I was wondering if anybody is using sib.8+ successfully with a hybrid tablet,pc/pen that is not a Microsoft surface product. I've spoken to Avid who just say the usual "sib8 is optimised for surface" spiel. Surely full functionality can be had on other systems if the stylus is n-trig based? (Microsoft bought out n-trig and use their technology in Surface products!).
Can anybody fill in my ignorance with a little practical knowledge?
I am looking at the hp spectre x360, 15" which looks very nice for simple score inputting (I don't need anything other than GM, no fancy soundsets!)

Thanks,

Mike.


----------



## ROCCO MATONE (Dec 26, 2017)

mikeh-375 said:


> Hi All,
> wondering if anybody is using sib.8+ successfully with a hybrid tablet,pc/pen that is not a Microsoft surface product.
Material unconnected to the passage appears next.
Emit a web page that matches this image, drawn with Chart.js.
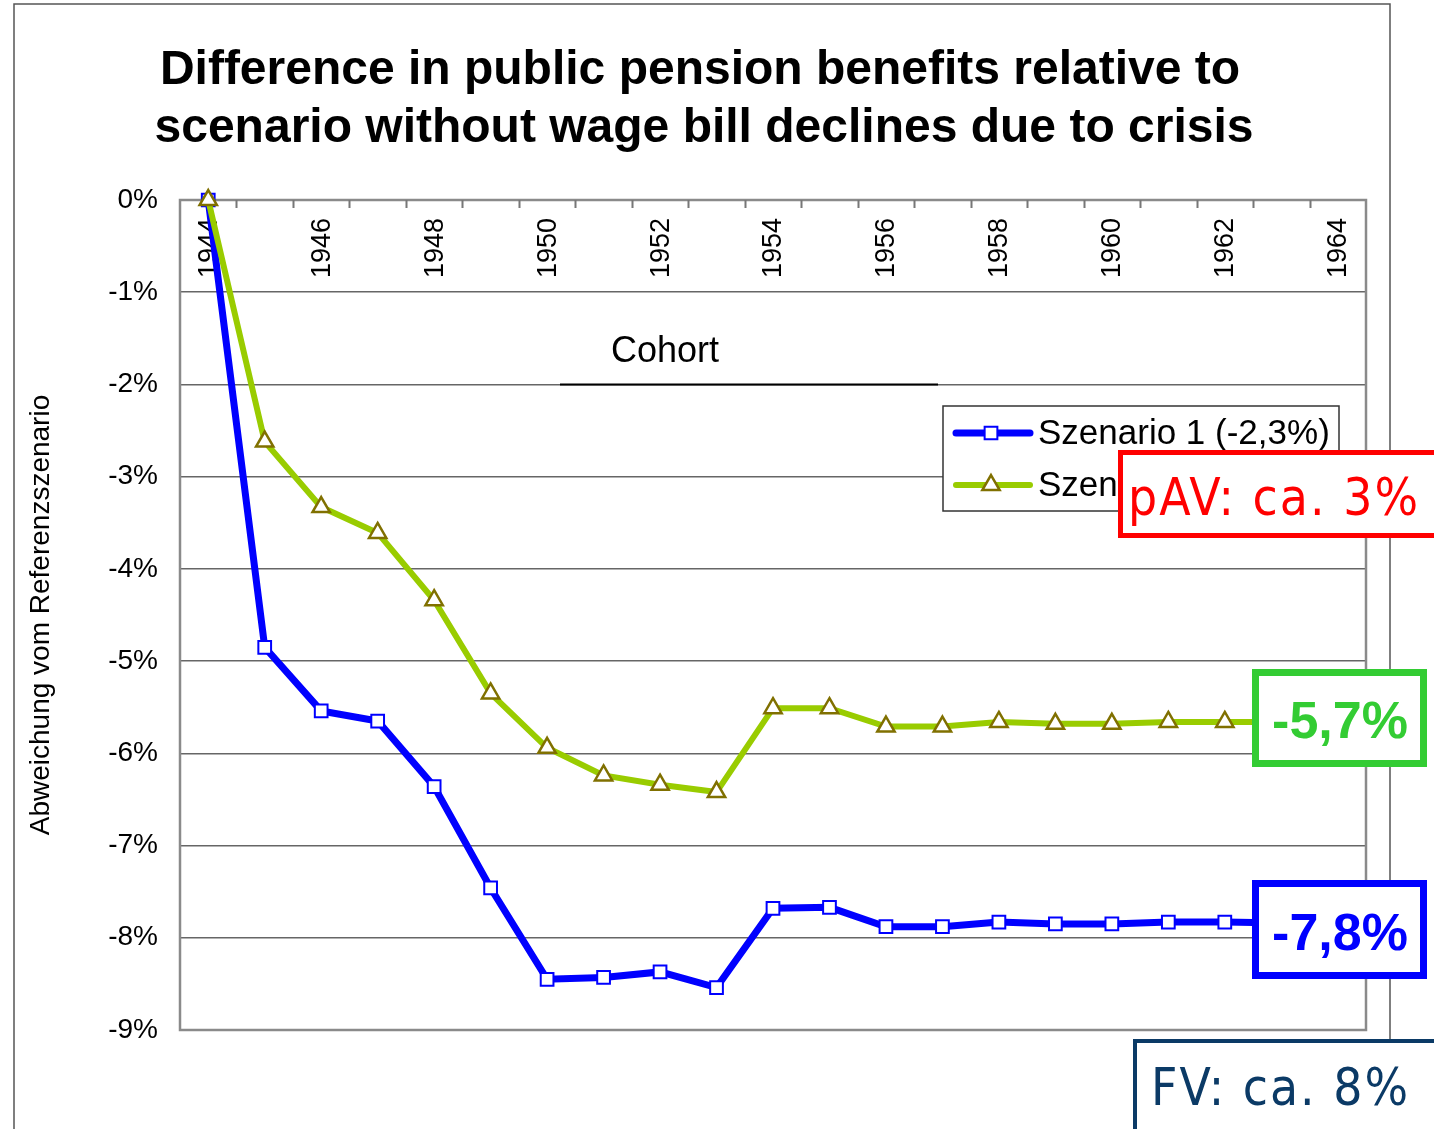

I've spoken to Avid who just say the usual "sib8 is optimised for surface" spiel. Surely full functionality can be had on other systems if the stylus is n-trig based? (Microsoft bought out n-trig and use their technology in Surface products!).
> Can anybody fill in my ignorance with a little practical knowledge?
> I am looking at the hp spectre x360, 15" which looks very nice for simple score inputting (I don't need anything other than GM, no fancy soundsets!)
> ...


----------



## ROCCO MATONE (Dec 26, 2017)

Also wd like to know if anyone has experience using sibelius 8 with an Acer spin tablet / laptop. And what pen or stylus works with that machine and Sebelius. Acer has their own stylus. I do not want to buy a Surface Pro. Consumer Reports has taken them off their preferred list. Many problems also.


----------